US auto giant General Motors Co said yesterday that it saw record sales in China last month, despite a broader slowdown in the world’s biggest car market.
GM sold 227,217 vehicles last month, up 11.7 percent from the same month last year, the Detroit-based company said in a statement. GM also registered a sales record in March.
For the first four months of the year, GM’s sales in China rose 9.4 percent year-on-year to 972,369 units.
GM is depending on China to help sustain its lead over Volks-wagen AG and Toyota Motor Corp in global vehicle sales.
The US carmaker plans to open 600 new dealerships this year and its Chinese car-making venture last month signed an agreement to build a fourth plant, part of a push to cater to demand in inland provinces in the world’s largest car market.

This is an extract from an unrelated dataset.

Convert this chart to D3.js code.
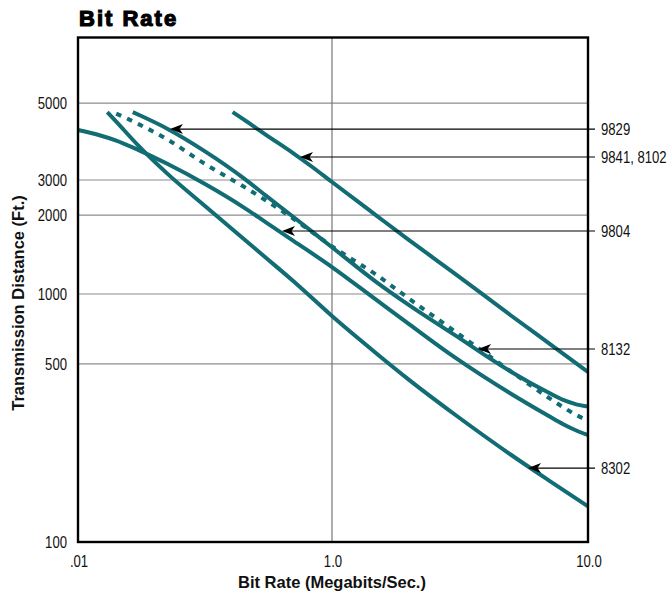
<!DOCTYPE html>
<html>
<head>
<meta charset="utf-8">
<script src="https://cdn.jsdelivr.net/npm/d3@7"></script>
<style>
  body { margin: 0; background: #fff; }
  .tick-label { font-family: "Liberation Sans", Arial, sans-serif; font-size: 16px; fill: #111; }
  .axis-title { font-family: "Liberation Sans", Arial, sans-serif; font-size: 16.5px; font-weight: bold; fill: #111; }
</style>
</head>
<body>
<svg id="chart" width="670" height="595"></svg>
<script>
// tick values / labels
let xTicks = [0.01, 1, 10];
let xTickLabels = [".01", "1.0", "10.0"];
let yTicks = [100, 500, 1000, 2000, 3000, 5000];
let yGrid = [500, 1000, 2000, 3000, 5000];

// series (bit rate Mb/s -> distance ft)
let rate8302 = [0.017, 0.02, 0.03, 0.05, 0.1, 0.2, 0.3, 0.5, 1, 1.5, 2, 3, 5, 7, 10];
let dist8302 = [4710, 4420, 3763, 3140, 2220, 1627, 1378, 1116, 804, 552, 433, 318, 220, 175, 138];

let rate9804 = [0.01, 0.015, 0.02, 0.03, 0.05, 0.1, 0.2, 0.3, 0.5, 1, 1.5, 2, 3, 5, 7, 8, 9, 10];
let dist9804 = [4180, 4031, 3899, 3660, 3346, 2864, 2194, 1881, 1592, 1267, 938, 742, 536, 382, 313, 290, 274, 263];

let rate9829 = [0.027, 0.03, 0.05, 0.1, 0.2, 0.3, 0.5, 1, 1.5, 2, 3, 5, 7, 8, 9, 10];
let dist9829 = [4710, 4627, 4225, 3629, 3044, 2513, 1963, 1508, 1105, 895, 668, 466, 386, 361, 347, 340];

let rate8132 = [0.02, 0.03, 0.05, 0.1, 0.2, 0.3, 0.5, 1, 1.5, 2, 3, 5, 7, 8, 9, 9.6];
let dist8132 = [4664, 4349, 3937, 3338, 2789, 2374, 1932, 1520, 1178, 955, 694, 467, 369, 338, 315, 305];

let rate9841 = [0.165, 0.2, 0.3, 0.5, 0.7, 1, 1.5, 2, 3, 5, 7, 10];
let dist9841 = [4710, 4496, 4057, 3576, 3271, 2931, 1983, 1606, 1202, 808, 616, 465];

// callouts: label and the point the arrow touches
let calloutLabels = ["9829", "9841, 8102", "9804", "8132", "8302"];
let calloutRate = [0.053, 0.56, 0.404, 3.72, 5.83];
let calloutDist = [4207, 3494, 1738, 580, 195];

let margin = { left: 78, top: 37.5, right: 82, bottom: 53 };
let width = 670 - margin.left - margin.right;
let height = 595 - margin.top - margin.bottom;
let teal = "#126c74";
let narrow = 0.82;   // the printed labels use a condensed face

// the printed axes are not evenly logarithmic, so the scales are piecewise
let xScale = d3.scaleLog()
    .domain(xTicks)
    .range([0, width * 0.498, width]);

let yStops = [0, 0.353, 0.4916, 0.648, 0.7175, 0.870];
let yScale = d3.scaleLog()
    .domain(yTicks)
    .range(yStops.map(f => height * (1 - f)));

let svg = d3.select("#chart");

svg.append("text")
    .attr("x", margin.left + 1)
    .attr("y", 26)
    .attr("font-family", "Liberation Sans, Arial, sans-serif")
    .attr("font-size", 22)
    .attr("font-weight", "bold")
    .attr("letter-spacing", 2)
    .attr("stroke", "#000")
    .attr("stroke-width", 1.2)
    .text("Bit Rate");

let body = svg.append("g")
    .attr("transform", `translate(${margin.left},${margin.top})`);

// grid
body.selectAll(".hgrid").data(yGrid).enter().append("line")
    .attr("x1", 0).attr("x2", width)
    .attr("y1", d => yScale(d)).attr("y2", d => yScale(d))
    .attr("stroke", "#8c8c8c").attr("stroke-width", 1.2);

body.append("line")
    .attr("x1", xScale(1)).attr("x2", xScale(1))
    .attr("y1", 0).attr("y2", height)
    .attr("stroke", "#777").attr("stroke-width", 1.2);

// tick labels
body.selectAll(".ylab").data(yTicks).enter().append("text")
    .attr("class", "tick-label")
    .attr("transform", d => `translate(-11,${yScale(d)}) scale(${narrow},1)`)
    .attr("dy", "0.35em")
    .attr("text-anchor", "end")
    .text(d => d);

body.selectAll(".xlab").data(xTicks).enter().append("text")
    .attr("class", "tick-label")
    .attr("transform", d => `translate(${xScale(d) + 1},${height + 25}) scale(${narrow},1)`)
    .attr("text-anchor", "middle")
    .text((d, i) => xTickLabels[i]);

// curves
let lineGenerator = d3.line()
    .x(d => xScale(d.rate))
    .y(d => yScale(d.dist))
    .curve(d3.curveMonotoneX);

let makeSeries = (rates, dists) => rates.map((r, i) => ({ rate: r, dist: dists[i] }));

let series = [
    { pts: makeSeries(rate8302, dist8302), dash: null },
    { pts: makeSeries(rate9804, dist9804), dash: null },
    { pts: makeSeries(rate9829, dist9829), dash: null },
    { pts: makeSeries(rate9841, dist9841), dash: null },
    { pts: makeSeries(rate8132, dist8132), dash: "5.5,6.5" }
];

body.selectAll(".curve").data(series).enter().append("path")
    .attr("d", d => lineGenerator(d.pts))
    .attr("fill", "none")
    .attr("stroke", teal)
    .attr("stroke-width", 4)
    .attr("stroke-dasharray", d => d.dash);

// frame
body.append("rect")
    .attr("width", width).attr("height", height)
    .attr("fill", "none")
    .attr("stroke", "#000")
    .attr("stroke-width", 2.4);

// callouts
let callouts = calloutLabels.map((l, i) => ({ label: l, rate: calloutRate[i], dist: calloutDist[i] }));

let co = body.selectAll(".callout").data(callouts).enter().append("g");

co.append("line")
    .attr("x1", d => xScale(d.rate) + 4)
    .attr("x2", width + 7)
    .attr("y1", d => yScale(d.dist))
    .attr("y2", d => yScale(d.dist))
    .attr("stroke", "#000")
    .attr("stroke-width", 1.1);

co.append("path")
    .attr("transform", d => `translate(${xScale(d.rate)},${yScale(d.dist)})`)
    .attr("d", "M0,0L13,-5L9.5,0L13,5Z")
    .attr("fill", "#000");

co.append("text")
    .attr("class", "tick-label")
    .attr("transform", d => `translate(${width + 13},${yScale(d.dist)}) scale(${narrow},1)`)
    .attr("dy", "0.35em")
    .text(d => d.label);

// axis titles
svg.append("text")
    .attr("class", "axis-title")
    .attr("x", margin.left + xScale(1))
    .attr("y", 588)
    .attr("text-anchor", "middle")
    .text("Bit Rate (Megabits/Sec.)");

svg.append("text")
    .attr("class", "axis-title")
    .attr("transform", "translate(24,303) rotate(-90)")
    .attr("text-anchor", "middle")
    .text("Transmission Distance (Ft.)");
</script>
</body>
</html>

GM China Group president Kevin Wale said sales would top 1 million this month, the earliest it has reached that landmark figure in China.
“It has put us on track to once again set a new sales mark for the year as a whole,” Wale said in the statement.
GM sold more than 2.5 million vehicles in China last year.
Foreign car makers such as GM have been able to ride out an overall slowdown in China’s car market, the world’s largest since 2009, helped by name recognition and perceptions of higher quality.
Nationwide car sales in China rose just 2.5 percent to 18.51 million units last year, compared with an annual increase of more than 32 percent in 2010.
The slowdown came after the government rolled back -purchasing incentives and some cities imposed tighter restrictions on car numbers to ease chronic traffic congestion and pollution.
Vehicle sales in China fell 3.4 percent year-on-year to 4.79 million units in the first three months of this year, according to an industry group.
However, many of the world’s carmakers remain confident of steady growth in China, where three out of every four new car purchases are by first-time buyers.